The subsequent investigation of the downed cargo plane revealed for the first rime a connection between the office of George Bush and a clandestine campaign to arm the contras – during the 1984-86 period when the U.S. Congress had ordered a halt to CIA and Pentagon aid. In response to reporters’ queries, however, Bush’s press officers issued statements claiming that the phone calls from Rodriguez represented the only time that the vice-president’s office had played any role in the arms-supply campaign. Later Gregg expanded on the official denials in a deposition to the joint select committee investigating the Iran-contra affair. “We [Bush and Gregg] never discussed the contras,” Gregg testified. “We had no responsibility for it; we had no expertise in it.”

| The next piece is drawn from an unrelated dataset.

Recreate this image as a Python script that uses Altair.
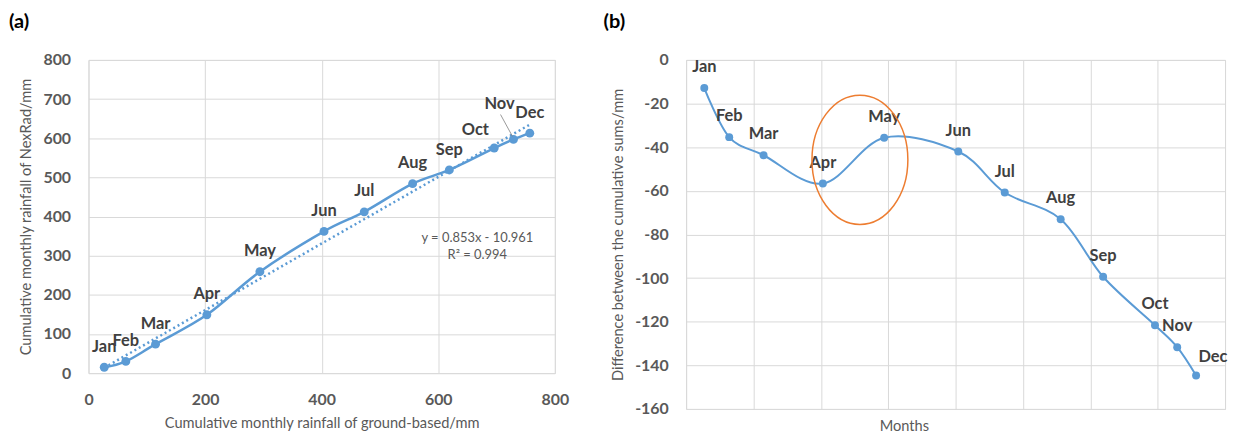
import altair as alt
import pandas as pd

# Monthly cumulative rainfall: ground gauges vs. NexRad radar
months = ["Jan", "Feb", "Mar", "Apr", "May", "Jun", "Jul", "Aug", "Sep", "Oct", "Nov", "Dec"]
ground_cum = [27, 64, 115, 203, 294, 404, 473, 556, 619, 696, 729, 757]
nexrad_cum = [15, 30, 74, 149, 259, 362, 412, 484, 519, 575, 597, 613]
# NexRad minus ground cumulative sums
cum_diff = [-12.9, -35.4, -43.7, -56.7, -35.7, -42.0, -60.8, -73.0, -99.4, -121.6, -131.7, -144.7]

# Trendline annotation text and where it sits (data units of panel a)
eq_lines = ["y = 0.853x - 10.961", "R² = 0.994"]
eq_x = [667, 667]
eq_y = [346, 301]

# Highlight ellipse around the Apr-May rebound (data units of panel b)
ring_x = [258]
ring_y = [-45.8]

BLUE = "#5B9BD5"
ORANGE = "#ED7D31"
GRID = "#D9D9D9"
AXIS_TXT = "#595959"
LABEL_TXT = "#404040"
FONT = "Lato"

df = pd.DataFrame({"month": months, "ground": ground_cum, "nexrad": nexrad_cum, "diff": cum_diff})
eq_df = pd.DataFrame({"ground": eq_x, "nexrad": eq_y, "text": eq_lines})
ring_df = pd.DataFrame({"ground": ring_x, "diff": ring_y})

axis_common = dict(
    grid=True, gridColor=GRID, gridWidth=1, domain=False, ticks=False,
    labelOverlap=False, labelFlush=False,
    labelFont=FONT, labelFontSize=16, labelFontWeight="bold", labelColor=AXIS_TXT,
    labelExpr="toString(datum.value)",
    titleFont=FONT, titleFontSize=14.7, titleFontWeight="normal", titleColor=AXIS_TXT,
)

scale_a = alt.Scale(domain=[0, 800], nice=False)
scale_b_y = alt.Scale(domain=[-160, 0], nice=False)

# ---------- panel (a): scatter of cumulative sums with linear fit ----------
axis_xa = alt.Axis(values=[0, 200, 400, 600, 800], labelPadding=19, titlePadding=8,
                   title="Cumulative monthly rainfall of ground-based/mm", **axis_common)
axis_ya = alt.Axis(values=list(range(0, 801, 100)), labelPadding=18, titlePadding=9,
                   title="Cumulative monthly rainfall of NexRad/mm", **axis_common)
xa = alt.X("ground:Q", scale=scale_a, axis=axis_xa)
ya = alt.Y("nexrad:Q", scale=scale_a, axis=axis_ya)

base_a = alt.Chart(df)
trend_a = base_a.transform_regression("ground", "nexrad").mark_line(
    color=BLUE, strokeWidth=2.5, strokeDash=[2, 3]).encode(x=xa, y=ya)
line_a = base_a.mark_line(color=BLUE, strokeWidth=2.5, interpolate="cardinal").encode(x=xa, y=ya)
pts_a = base_a.mark_circle(color=BLUE, size=80, opacity=1).encode(x=xa, y=ya)
lab_style = dict(font=FONT, fontSize=16.5, fontWeight="bold", color=LABEL_TXT)
lab_a = base_a.transform_filter("datum.month != 'Oct' && datum.month != 'Nov'").mark_text(
    dy=-20.5, **lab_style).encode(x=xa, y=ya, text="month:N")
lab_oct = base_a.transform_filter("datum.month == 'Oct'").mark_text(
    dx=-19, dy=-18, **lab_style).encode(x=xa, y=ya, text="month:N")
lab_nov = base_a.transform_filter("datum.month == 'Nov'").mark_text(
    dx=-14, dy=-35.5, **lab_style).encode(x=xa, y=ya, text="month:N")
leader_nov = base_a.transform_filter("datum.month == 'Nov'").mark_rule(
    color="#7F7F7F", strokeWidth=0.8, xOffset=-13, yOffset=-25, x2Offset=-1, y2Offset=-3
).encode(x=xa, y=ya, x2=alt.X2("ground"), y2=alt.Y2("nexrad"))
eq_a = alt.Chart(eq_df).mark_text(font=FONT, fontSize=13, color=AXIS_TXT).encode(
    x=xa, y=ya, text="text:N")

panel_a = alt.layer(trend_a, line_a, pts_a, lab_a, lab_oct, lab_nov, leader_nov, eq_a).properties(
    width=469, height=315,
    title=alt.TitleParams("(a)", anchor="start", frame="group", dx=-80, offset=20,
                          font=FONT, fontSize=20, fontWeight="bold", color="black"))

# ---------- panel (b): difference of the cumulative sums ----------
axis_xb = alt.Axis(values=list(range(0, 801, 100)), labels=False, titlePadding=10,
                   title="Months", titleX=219, titleAlign="center", **axis_common)
axis_yb = alt.Axis(values=list(range(-160, 1, 20)), labelPadding=18, titlePadding=9,
                   title="Difference between the cumulative sums/mm", **axis_common)
xb = alt.X("ground:Q", scale=scale_a, axis=axis_xb)
yb = alt.Y("diff:Q", scale=scale_b_y, axis=axis_yb)

base_b = alt.Chart(df)
line_b = base_b.mark_line(color=BLUE, strokeWidth=2, interpolate="cardinal").encode(x=xb, y=yb)
pts_b = base_b.mark_circle(color=BLUE, size=64, opacity=1).encode(x=xb, y=yb)
lab_b = base_b.transform_filter("datum.month != 'Dec'").mark_text(
    dy=-21, **lab_style).encode(x=xb, y=yb, text="month:N")
lab_dec = base_b.transform_filter("datum.month == 'Dec'").mark_text(
    dx=17, dy=-19, **lab_style).encode(x=xb, y=yb, text="month:N")
ring = alt.Chart(ring_df).mark_point(
    shape="M0,-1 A0.742,1 0 1,1 0,1 A0.742,1 0 1,1 0,-1 Z",
    size=16900, filled=False, stroke=ORANGE, strokeWidth=1.5, opacity=1
).encode(x=xb, y=yb)

panel_b = alt.layer(line_b, pts_b, lab_b, lab_dec, ring).properties(
    width=542, height=351,
    title=alt.TitleParams("(b)", anchor="start", frame="group", dx=-83, offset=20,
                          font=FONT, fontSize=20, fontWeight="bold", color="black"))

chart = alt.hconcat(panel_a, panel_b, spacing=33).properties(
    padding={"left": 8, "top": 10, "right": 5, "bottom": 5}
).configure_view(stroke=GRID, strokeWidth=1).configure(background="white")

chart.save("out.html", embed_options={"renderer": "svg", "actions": False})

A ROLLING STONE investigation, however, has found that the denials of Bush and Gregg are part of a continuing cover-up intended to hide their true role in the Reagan administration’s secret war against the Sandinista government of Nicaragua. Bush and Gregg were, in fact, deeply involved in a previously undisclosed weapons-smuggling operation to arm the contras that began in 1982, two years before the much publicized Iran-contra operation run by marine lieutenant colonel Oliver North and financed by the sale of missiles to Iran. This earlier operation, known as Black Eagle, went on for three years, overlapping North’s operation. The idea of both operations was to circumvent congressional restrictions on the CIA and the Pentagon. Although conceived by William Casey, the late CIA director, these operations were not sanctioned officially by the CIA or other government agencies. They were the instruments of a secret U.S. foreign policy carried out by men who constituted a kind of shadow government.